With e-filing, paper tax forms are getting harder to find

March 28, 2013 By Mary Frost Brooklyn Daily Eagle
Share this:

Brooklyn Business Library carries tax forms going back to 1979

The majority of taxpayers now file their income taxes online, but if you are one of the roughly 20 percent who still submit on paper, don’t wait until the April 15 tax filing deadline to pick up your forms, because you may not find them in time.

In its push to encourage electronic filing, the IRS no longer automatically sends taxpayers paper income tax packages in the mail. Breaking years of tradition, tax forms are no longer available at many post office branches — and not all library branches carry them, either.

For the computer-literate, most forms can be downloaded from the IRS website, though a few must be requested directly from the IRS. Call 1-800-TAX-FORM for more information.

The IRS also offers forms and tax assistance at Taxpayer Assistance Centers. The Brooklyn assistance center is located at 2 Metro Tech, 1st floor, 718-834-6559, Monday – Friday: 8:30 a.m. – 4:30 p.m.

In Brooklyn, basic Federal and New York State tax forms are still available at the Central Library at Grand Army Plaza and the Business and Career Library at 280 Cadman Plaza West in Brooklyn Heights. (Call other branches to find out if they carry them.)

Some forms from previous years can be found at the Central and Business branches as well. The Central Library has reproducible copies of Federal tax forms from 2007-2011 and New York State tax forms for the years 2010-2011.

An even larger selection is available at the Business branch, which has reproducible copies of Federal tax forms 1983 to 2011 and New York State tax forms 1979-1984,1986-1991,1994-2005, and 2008-2011.

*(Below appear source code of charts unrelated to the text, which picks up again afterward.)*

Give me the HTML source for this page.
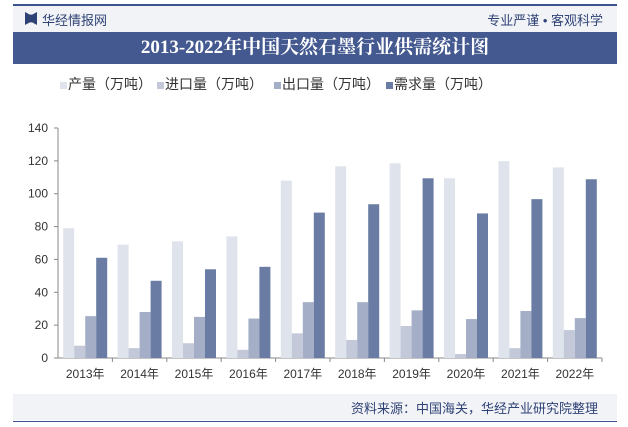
<!DOCTYPE html>
<html><head><meta charset="utf-8"><style>
body{margin:0;width:628px;height:427px;background:#fff;font-family:"Liberation Sans","Noto Sans CJK SC",sans-serif;position:relative;overflow:hidden}
.abs{position:absolute}
.lg{position:absolute;top:74px;font-size:14px;color:#333;white-space:nowrap}
.lg i{display:inline-block;width:7px;height:7px;margin-right:1px}
</style></head><body>
<div class="abs" style="left:13px;top:4px;width:604px;height:2px;background:#3d5290"></div>
<div class="abs" style="left:13px;top:6px;width:604px;height:26px;background:#f2f3f7"></div>
<div class="abs" style="left:25px;top:12px;width:12px;height:13px;background:#2f4275;clip-path:polygon(0 0,40% 20%,60% 20%,100% 0,100% 100%,60% 80%,40% 80%,0 100%)"></div>
<div class="abs" style="left:42px;top:10px;font-size:13px;color:#2f4275">华经情报网</div>
<div class="abs" style="right:25px;top:10px;font-size:13px;color:#2f4275">专业严谨 • 客观科学</div>
<div class="abs" style="left:13px;top:32px;width:604px;height:32px;background:#44598f;color:#fff;font-family:'Liberation Serif','Noto Serif CJK SC',serif;font-weight:bold;font-size:19px;line-height:32px;text-align:center">2013-2022年中国天然石墨行业供需统计图</div>
<div class="lg" style="left:60px"><i style="background:#dfe3ec"></i>产量（万吨）</div>
<div class="lg" style="left:157px"><i style="background:#c3c9d9"></i>进口量（万吨）</div>
<div class="lg" style="left:274px"><i style="background:#a4afc7"></i>出口量（万吨）</div>
<div class="lg" style="left:386px"><i style="background:#6a7ca3"></i>需求量（万吨）</div>
<svg class="abs" style="left:0;top:0" width="628" height="427" id="chart"></svg>
<div class="abs" style="left:13px;top:394px;width:604px;height:26px;background:#f2f3f7"></div>
<div class="abs" style="right:30px;top:398px;font-size:13px;color:#2f4275">资料来源：中国海关，华经产业研究院整理</div>
<div class="abs" style="left:13px;top:421px;width:604px;height:1px;background:#3d5290"></div>
<script>
const categories=["2013年","2014年","2015年","2016年","2017年","2018年","2019年","2020年","2021年","2022年"];
const production=[79,69,71,74,108,116.7,118.5,109.4,119.8,116];
const imports=[7.5,6,9,5,15,11,19.5,2.4,6,17];
const exports_=[25.5,28,25,24,34,34,29,23.7,28.6,24.3];
const demand=[61,47,54,55.5,88.5,93.6,109.4,88,96.7,108.8];
const yTicks=[0,20,40,60,80,100,120,140];
const colors=["#dfe3ec","#c3c9d9","#a4afc7","#6a7ca3"];
const names=["production","import","export","demand"];
const svg=document.getElementById('chart');
const NS="http://www.w3.org/2000/svg";
const x0=58,x1=602,y0=358,yTop=128,yMax=140;
const yS=v=>y0-(v/yMax)*(y0-yTop);
const cw=(x1-x0)/categories.length;
function mk(t,a){const e=document.createElementNS(NS,t);for(const k in a)e.setAttribute(k,a[k]);svg.appendChild(e);return e;}
const ax=mk('line',{x1:x0,y1:yTop,x2:x0,y2:y0,stroke:'#888'});


const bx=mk('line',{x1:x0,y1:y0,x2:x1,y2:y0,stroke:'#888'});


yTicks.forEach(t=>{
 const tk=mk('line',{x1:x0-4,x2:x0,y1:yS(t),y2:yS(t),stroke:'#888'});
 
 
 const l=mk('text',{x:x0-10,y:yS(t)+4,'text-anchor':'end','font-size':12,fill:'#333'});
 l.textContent=t;
 
 
});
const series=[production,imports,exports_,demand];
const bw=11;
categories.forEach((c,i)=>{
 const cx=x0+cw*i+cw/2;
 const tk=mk('line',{x1:x0+cw*(i+1),x2:x0+cw*(i+1),y1:y0,y2:y0+4,stroke:'#888'});
 
 
 series.forEach((s,j)=>{
  const bx=cx-2*bw+j*bw;
  const r=mk('rect',{x:bx,y:yS(s[i]),width:bw,height:y0-yS(s[i]),fill:colors[j]});
  
  
 });
 const l=mk('text',{x:cx,y:y0+20,'text-anchor':'middle','font-size':12,fill:'#333'});
 l.textContent=c;
 
 
});
</script>
</body></html>
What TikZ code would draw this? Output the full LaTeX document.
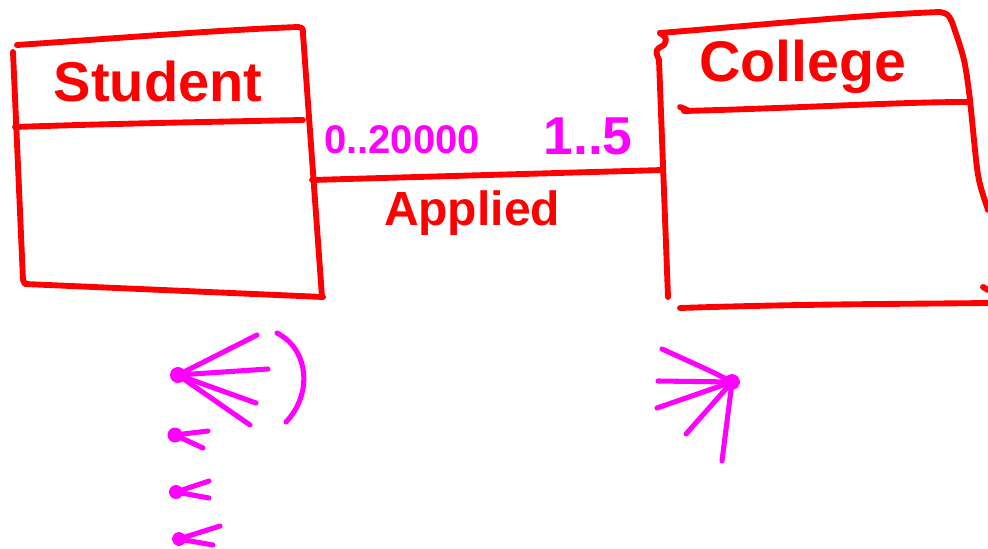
\documentclass[tikz,border=0pt]{standalone}
\usepackage{fontspec}
\setmainfont{Liberation Sans}
\begin{document}
\begin{tikzpicture}[x=0.75pt,y=-0.75pt,
  redline/.style={draw=red,line width=4.4pt,line cap=round,line join=round},
  pinkline/.style={draw=magenta,line width=3.8pt,line cap=round,line join=round},
  pinkdot/.style={fill=magenta},
  redtext/.style={text=red,inner sep=0pt},
  pinktext/.style={text=magenta,inner sep=0pt}]
\definecolor{red}{RGB}{255,0,0}
\definecolor{magenta}{RGB}{255,0,255}
\useasboundingbox (0,0) rectangle (988,549);
% Student box
\draw[redline] (17,45) .. controls (120,38) and (220,30) .. (298,27) .. controls (303,28) .. (303,34) -- (322,297);
\draw[redline] (13,52) -- (23,280) -- (25,284) -- (323,297);
\draw[redline] (15,127) .. controls (100,124) and (200,122) .. (303,120);
\node[redtext,font=\fontsize{42}{48}\selectfont\bfseries] (student) at (158,81) {Student};
% College box
\draw[redline] (660,33) .. controls (760,25) and (860,15) .. (940,12) .. controls (948,14) .. (952,22)
  .. controls (965,60) .. (970,100) -- (974,140) .. controls (978,180) .. (988,210);
\draw[redline] (660,33) .. controls (667,38) .. (664,45) .. controls (655,50) .. (659,60) -- (668,297);
\draw[redline] (680,107) .. controls (690,111) .. (684,111) .. controls (800,108) and (900,102) .. (967,102);
\draw[redline] (680,308) .. controls (800,304) and (900,304) .. (988,303);
\draw[redline] (983,287) -- (988,290);
\node[redtext,font=\fontsize{43}{48}\selectfont\bfseries] (college) at (803,67) {College};
% association
\coordinate (sR) at (312,180);
\coordinate (cL) at (663,170);
\draw[redline] (sR) -- (cL);
\node[redtext,font=\fontsize{36}{42}\selectfont\bfseries] (applied) at (472,213) {Applied};
\node[pinktext,font=\fontsize{30}{34}\selectfont\bfseries] (m1) at (402,140) {0..20000};
\node[pinktext,font=\fontsize{40}{44}\selectfont\bfseries] (m2) at (588,136) {1..5};
% many-marks near Student
\coordinate (d1) at (178,375);
\fill[pinkdot] (d1) circle (8);
\draw[pinkline] (d1) -- (257,335);
\draw[pinkline] (d1) -- (268,369);
\draw[pinkline] (d1) -- (256,403);
\draw[pinkline] (d1) -- (250,425);
\draw[pinkline] (277,333) .. controls (310,350) and (312,395) .. (286,422);
\coordinate (d2) at (175,435);
\fill[pinkdot] (d2) circle (7.5);
\draw[pinkline] (d2) -- (208,431);
\draw[pinkline] (d2) -- (203,448);
\coordinate (d3) at (176,492);
\fill[pinkdot] (d3) circle (7);
\draw[pinkline] (d3) -- (209,481);
\draw[pinkline] (d3) -- (209,498);
\coordinate (d4) at (179,539);
\draw[pinkline] (d4) circle (4.5);
\draw[pinkline] (d4) -- (220,526);
\draw[pinkline] (d4) -- (213,545);
% many-marks near College
\coordinate (d5) at (732,382);
\draw[pinkline] (d5) circle (5.5);
\draw[pinkline] (d5) .. controls (715,373) .. (662,349);
\draw[pinkline] (d5) -- (658,381);
\draw[pinkline] (d5) -- (657,408);
\draw[pinkline] (d5) -- (686,434);
\draw[pinkline] (d5) -- (722,461);
\end{tikzpicture}
\end{document}
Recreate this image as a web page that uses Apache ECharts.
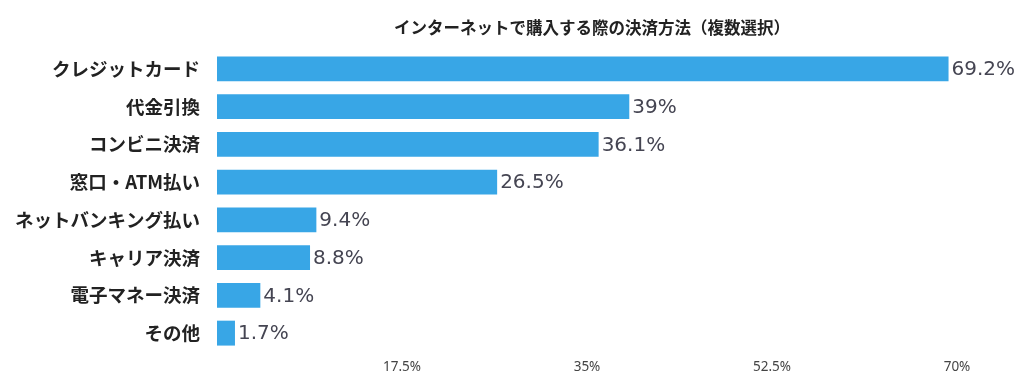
<!DOCTYPE html>
<html><head><meta charset="utf-8">
<script src="https://cdn.jsdelivr.net/npm/echarts@6/dist/echarts.min.js"></script>
<style>html,body{margin:0;padding:0;background:#fff}#c{width:1024px;height:385px}</style>
</head><body><div id="c"></div>
<script>
const categories = ["クレジットカード","代金引換","コンビニ決済","窓口・ATM払い","ネットバンキング払い","キャリア決済","電子マネー決済","その他"];
const values = [69.2, 39, 36.1, 26.5, 9.4, 8.8, 4.1, 1.7];
const valueLabels = ["69.2%","39%","36.1%","26.5%","9.4%","8.8%","4.1%","1.7%"];
const titleText = "インターネットで購入する際の決済方法（複数選択）";
const chart = echarts.init(document.getElementById('c'));
chart.setOption({
  animation:false,
  title:{text:titleText,left:587,textAlign:'center',top:14,textStyle:{fontFamily:'Noto Sans CJK JP',fontSize:16.5,fontWeight:'bold',color:'#222'}},
  grid:{left:217,right:67,top:50,bottom:33},
  xAxis:{type:'value',min:0,max:70,interval:17.5,
    axisLine:{show:false},axisTick:{show:false},splitLine:{show:false},
    axisLabel:{margin:8,fontFamily:'Noto Sans',fontSize:13.5,color:'#444',formatter:v=>v===0?'':v+'%'}},
  yAxis:{type:'category',inverse:true,data:categories,
    axisLabel:{margin:17,fontFamily:'Noto Sans CJK JP',fontSize:18.5,fontWeight:'bold',color:'#222'},
    axisLine:{show:false},axisTick:{show:false}},
  series:[{type:'bar',data:values,barCategoryGap:'34%',itemStyle:{color:'#38a6e6'},
    label:{show:true,position:'right',distance:3,offset:[0,1],fontFamily:'DejaVu Sans',fontSize:20,color:'#454552',
      formatter:p=>valueLabels[p.dataIndex]}}]
});
</script></body></html>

“The [Business] library’s staff has done, in my opinion, a fantastic job this year in putting together a collection of tax forms for the federal and state income taxes,” said Brooklyn Heights resident Martin Feuerman via email to the Brooklyn Eagle.

“They have all of the most commonly used forms (and some not so common!),” he said. “They have organized the forms by reserving a couple of bookshelves in the Business Library, and have indicated the form numbers on the edges of the shelves so it is easy to locate what you need. And by the way, they have forms for late filers. I’m sure many will miss this annual service if the library closes (even ‘temporarily’).”

If you want to try your hand at filing your own taxes online, the IRS offers a “Free File” online option for those with an adjusted gross income of $57,000 or less.

New York State also offers an e-file service. Note: To save money, the New York State Department of Taxation and Finance eliminated its toll-free tax help line. Callers must dial 518-457-5181; long-distance charges apply.